Rows from a dataset of charts and code
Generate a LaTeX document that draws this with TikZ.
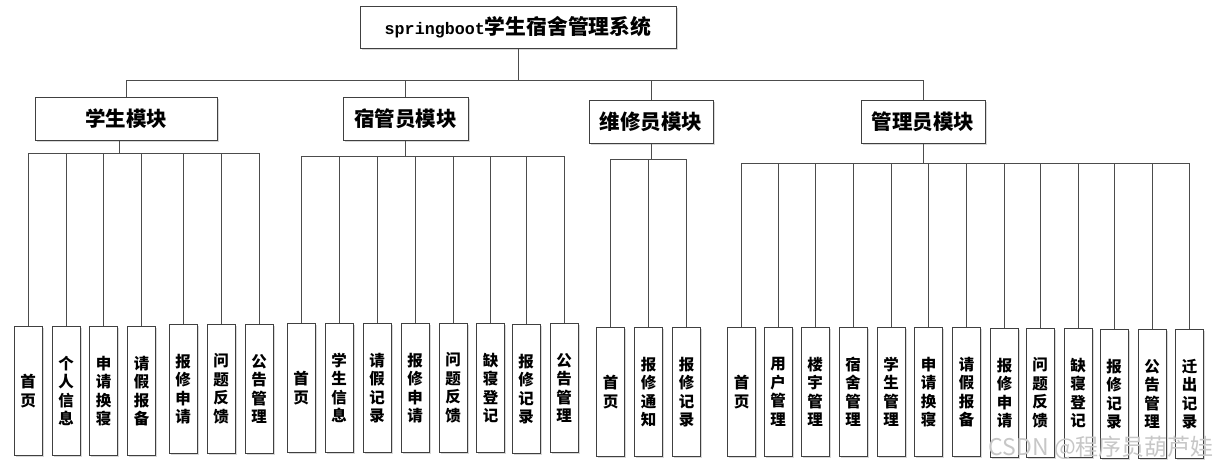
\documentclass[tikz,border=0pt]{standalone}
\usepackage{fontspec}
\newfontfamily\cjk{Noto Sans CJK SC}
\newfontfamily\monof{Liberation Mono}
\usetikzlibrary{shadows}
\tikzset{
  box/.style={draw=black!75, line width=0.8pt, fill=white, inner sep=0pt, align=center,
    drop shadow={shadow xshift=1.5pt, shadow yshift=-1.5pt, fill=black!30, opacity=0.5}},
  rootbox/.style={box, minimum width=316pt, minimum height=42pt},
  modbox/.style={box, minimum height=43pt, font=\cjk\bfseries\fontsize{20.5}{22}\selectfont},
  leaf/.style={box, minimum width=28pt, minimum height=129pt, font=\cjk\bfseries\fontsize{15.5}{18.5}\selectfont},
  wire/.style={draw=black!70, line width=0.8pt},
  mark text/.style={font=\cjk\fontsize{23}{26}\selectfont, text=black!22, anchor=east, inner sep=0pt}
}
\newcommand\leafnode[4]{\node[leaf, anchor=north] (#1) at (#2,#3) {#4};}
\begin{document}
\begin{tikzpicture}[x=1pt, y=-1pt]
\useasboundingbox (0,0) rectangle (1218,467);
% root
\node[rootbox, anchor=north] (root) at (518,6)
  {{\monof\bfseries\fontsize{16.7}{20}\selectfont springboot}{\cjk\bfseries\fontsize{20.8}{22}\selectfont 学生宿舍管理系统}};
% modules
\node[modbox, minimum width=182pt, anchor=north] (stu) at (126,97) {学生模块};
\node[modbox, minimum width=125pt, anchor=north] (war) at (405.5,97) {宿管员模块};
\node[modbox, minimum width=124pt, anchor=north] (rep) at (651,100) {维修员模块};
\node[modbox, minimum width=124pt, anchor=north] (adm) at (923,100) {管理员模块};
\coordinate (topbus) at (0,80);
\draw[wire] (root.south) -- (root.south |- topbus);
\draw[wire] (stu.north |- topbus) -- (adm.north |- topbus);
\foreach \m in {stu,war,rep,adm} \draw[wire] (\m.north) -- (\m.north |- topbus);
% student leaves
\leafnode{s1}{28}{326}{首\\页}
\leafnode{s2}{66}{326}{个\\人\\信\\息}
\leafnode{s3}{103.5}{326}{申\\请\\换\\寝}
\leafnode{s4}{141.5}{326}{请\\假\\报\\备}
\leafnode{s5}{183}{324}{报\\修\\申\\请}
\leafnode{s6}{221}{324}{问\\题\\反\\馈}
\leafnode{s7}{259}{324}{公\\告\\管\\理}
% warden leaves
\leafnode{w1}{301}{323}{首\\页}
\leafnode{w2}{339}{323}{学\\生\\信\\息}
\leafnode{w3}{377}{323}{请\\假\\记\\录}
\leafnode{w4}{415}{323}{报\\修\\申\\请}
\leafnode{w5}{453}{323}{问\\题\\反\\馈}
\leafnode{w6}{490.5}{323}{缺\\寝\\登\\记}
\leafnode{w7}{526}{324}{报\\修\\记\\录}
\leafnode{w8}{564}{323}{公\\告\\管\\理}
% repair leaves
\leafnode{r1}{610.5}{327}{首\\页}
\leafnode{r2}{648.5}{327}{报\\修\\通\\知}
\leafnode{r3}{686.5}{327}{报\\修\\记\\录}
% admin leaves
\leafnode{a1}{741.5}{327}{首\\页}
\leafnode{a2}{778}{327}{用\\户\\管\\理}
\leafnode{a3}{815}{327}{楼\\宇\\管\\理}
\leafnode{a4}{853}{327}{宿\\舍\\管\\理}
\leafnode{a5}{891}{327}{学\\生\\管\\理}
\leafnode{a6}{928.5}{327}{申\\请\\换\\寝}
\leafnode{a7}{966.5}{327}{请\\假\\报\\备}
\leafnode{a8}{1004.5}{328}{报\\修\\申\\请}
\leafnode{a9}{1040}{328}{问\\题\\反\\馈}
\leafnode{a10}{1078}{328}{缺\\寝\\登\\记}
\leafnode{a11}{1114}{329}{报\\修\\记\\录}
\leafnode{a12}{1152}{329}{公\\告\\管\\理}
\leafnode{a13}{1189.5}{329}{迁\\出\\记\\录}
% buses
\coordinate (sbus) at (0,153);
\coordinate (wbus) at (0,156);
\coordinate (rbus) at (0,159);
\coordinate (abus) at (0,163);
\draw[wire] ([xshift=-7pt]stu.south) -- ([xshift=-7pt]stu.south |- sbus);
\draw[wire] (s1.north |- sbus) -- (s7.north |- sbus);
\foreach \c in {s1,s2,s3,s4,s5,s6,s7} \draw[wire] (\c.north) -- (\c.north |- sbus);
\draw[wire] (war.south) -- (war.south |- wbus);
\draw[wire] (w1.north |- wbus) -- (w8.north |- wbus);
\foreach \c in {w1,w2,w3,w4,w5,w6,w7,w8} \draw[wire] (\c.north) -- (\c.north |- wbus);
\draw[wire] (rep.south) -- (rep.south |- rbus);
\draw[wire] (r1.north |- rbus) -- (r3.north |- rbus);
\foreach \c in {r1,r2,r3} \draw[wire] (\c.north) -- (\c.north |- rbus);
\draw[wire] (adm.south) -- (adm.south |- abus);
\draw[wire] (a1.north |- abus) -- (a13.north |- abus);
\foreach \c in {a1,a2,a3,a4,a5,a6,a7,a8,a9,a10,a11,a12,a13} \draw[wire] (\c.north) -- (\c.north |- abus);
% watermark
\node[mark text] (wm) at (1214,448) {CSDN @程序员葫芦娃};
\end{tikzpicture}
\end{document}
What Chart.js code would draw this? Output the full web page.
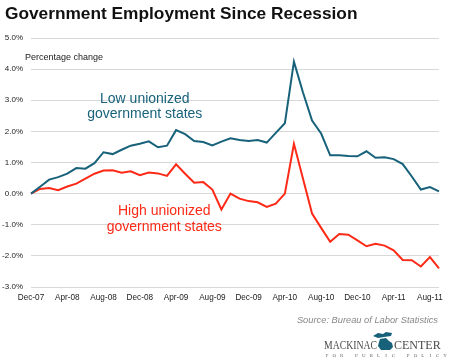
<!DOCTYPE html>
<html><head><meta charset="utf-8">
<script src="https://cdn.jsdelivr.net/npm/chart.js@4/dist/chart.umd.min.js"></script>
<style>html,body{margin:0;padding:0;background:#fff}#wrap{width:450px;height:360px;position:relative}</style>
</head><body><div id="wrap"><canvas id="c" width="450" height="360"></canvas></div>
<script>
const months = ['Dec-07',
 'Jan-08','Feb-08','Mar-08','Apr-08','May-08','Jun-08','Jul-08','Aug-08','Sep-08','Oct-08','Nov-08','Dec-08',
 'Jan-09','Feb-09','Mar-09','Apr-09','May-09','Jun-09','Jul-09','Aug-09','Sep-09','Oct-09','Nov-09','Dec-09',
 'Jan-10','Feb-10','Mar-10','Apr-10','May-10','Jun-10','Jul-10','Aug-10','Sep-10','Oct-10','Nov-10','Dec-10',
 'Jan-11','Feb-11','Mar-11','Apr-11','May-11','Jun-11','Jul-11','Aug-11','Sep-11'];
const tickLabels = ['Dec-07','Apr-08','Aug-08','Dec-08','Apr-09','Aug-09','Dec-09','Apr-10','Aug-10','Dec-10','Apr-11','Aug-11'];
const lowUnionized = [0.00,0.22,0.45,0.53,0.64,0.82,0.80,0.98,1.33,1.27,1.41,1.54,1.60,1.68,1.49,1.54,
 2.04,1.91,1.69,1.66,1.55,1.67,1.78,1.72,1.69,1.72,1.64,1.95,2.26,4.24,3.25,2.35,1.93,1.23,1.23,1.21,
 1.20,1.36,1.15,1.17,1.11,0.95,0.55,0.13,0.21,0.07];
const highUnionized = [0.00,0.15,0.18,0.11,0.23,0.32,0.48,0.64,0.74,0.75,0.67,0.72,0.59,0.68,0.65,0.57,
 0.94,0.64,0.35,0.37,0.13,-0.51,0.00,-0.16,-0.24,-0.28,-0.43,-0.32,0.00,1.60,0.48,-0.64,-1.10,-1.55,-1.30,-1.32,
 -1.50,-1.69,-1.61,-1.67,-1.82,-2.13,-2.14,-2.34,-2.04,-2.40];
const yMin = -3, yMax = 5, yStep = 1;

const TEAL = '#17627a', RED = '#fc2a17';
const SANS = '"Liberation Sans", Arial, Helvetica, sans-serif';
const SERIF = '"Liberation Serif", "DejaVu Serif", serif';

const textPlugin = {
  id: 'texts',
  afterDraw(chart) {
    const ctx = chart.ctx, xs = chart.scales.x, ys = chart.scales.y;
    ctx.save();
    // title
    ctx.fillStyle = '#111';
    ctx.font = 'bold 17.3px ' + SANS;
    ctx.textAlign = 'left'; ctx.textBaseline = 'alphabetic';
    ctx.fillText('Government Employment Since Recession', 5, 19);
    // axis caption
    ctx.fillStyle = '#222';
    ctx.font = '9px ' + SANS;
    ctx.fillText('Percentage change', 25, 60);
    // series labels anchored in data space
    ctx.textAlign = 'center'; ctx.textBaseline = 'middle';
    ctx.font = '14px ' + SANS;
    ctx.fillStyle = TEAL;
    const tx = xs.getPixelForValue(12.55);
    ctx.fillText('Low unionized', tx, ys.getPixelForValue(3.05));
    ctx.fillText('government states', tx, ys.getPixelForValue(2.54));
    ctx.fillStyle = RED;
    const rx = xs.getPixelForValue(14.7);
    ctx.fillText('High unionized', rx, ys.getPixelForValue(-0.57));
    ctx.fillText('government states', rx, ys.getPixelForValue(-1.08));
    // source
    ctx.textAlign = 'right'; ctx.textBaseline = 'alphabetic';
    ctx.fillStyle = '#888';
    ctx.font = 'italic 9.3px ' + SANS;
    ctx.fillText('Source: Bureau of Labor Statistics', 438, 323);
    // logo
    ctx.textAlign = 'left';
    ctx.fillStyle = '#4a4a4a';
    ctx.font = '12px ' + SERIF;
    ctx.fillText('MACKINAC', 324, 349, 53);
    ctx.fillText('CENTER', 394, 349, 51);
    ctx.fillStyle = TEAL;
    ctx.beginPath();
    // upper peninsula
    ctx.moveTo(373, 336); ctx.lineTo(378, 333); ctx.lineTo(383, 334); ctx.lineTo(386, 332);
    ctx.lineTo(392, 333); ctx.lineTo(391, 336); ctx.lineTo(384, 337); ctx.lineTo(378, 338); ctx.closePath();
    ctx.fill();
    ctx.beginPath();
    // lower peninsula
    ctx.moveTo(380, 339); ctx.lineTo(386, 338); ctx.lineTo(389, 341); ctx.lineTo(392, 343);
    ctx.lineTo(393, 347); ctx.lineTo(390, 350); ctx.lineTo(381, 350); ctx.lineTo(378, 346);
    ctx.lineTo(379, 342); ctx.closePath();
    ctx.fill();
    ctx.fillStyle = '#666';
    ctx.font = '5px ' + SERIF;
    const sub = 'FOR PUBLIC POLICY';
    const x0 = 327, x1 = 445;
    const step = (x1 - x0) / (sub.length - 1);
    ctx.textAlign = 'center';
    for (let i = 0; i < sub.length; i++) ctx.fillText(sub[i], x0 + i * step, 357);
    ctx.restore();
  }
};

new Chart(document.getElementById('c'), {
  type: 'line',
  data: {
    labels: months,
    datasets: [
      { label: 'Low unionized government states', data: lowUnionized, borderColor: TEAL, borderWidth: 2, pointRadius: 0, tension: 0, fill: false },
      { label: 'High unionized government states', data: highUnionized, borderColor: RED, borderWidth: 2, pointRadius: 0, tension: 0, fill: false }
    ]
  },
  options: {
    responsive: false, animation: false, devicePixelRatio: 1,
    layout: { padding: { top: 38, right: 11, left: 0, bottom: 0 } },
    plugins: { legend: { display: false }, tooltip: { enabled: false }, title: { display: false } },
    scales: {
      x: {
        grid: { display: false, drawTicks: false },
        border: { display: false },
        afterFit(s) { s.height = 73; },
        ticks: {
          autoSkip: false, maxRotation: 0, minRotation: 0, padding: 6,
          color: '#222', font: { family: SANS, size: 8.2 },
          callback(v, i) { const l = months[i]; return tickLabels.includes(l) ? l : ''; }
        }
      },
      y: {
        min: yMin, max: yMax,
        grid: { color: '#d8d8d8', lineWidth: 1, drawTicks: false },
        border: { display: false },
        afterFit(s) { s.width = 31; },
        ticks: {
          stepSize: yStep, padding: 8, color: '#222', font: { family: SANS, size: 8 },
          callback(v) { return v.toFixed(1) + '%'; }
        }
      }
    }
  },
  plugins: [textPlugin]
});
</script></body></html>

AIM:
Find the string "this" in the records, then copy each line where it occurs.

REPLY:
Generate a LaTeX document that draws this with TikZ.
What Chart.js code would draw this? Output the full web page.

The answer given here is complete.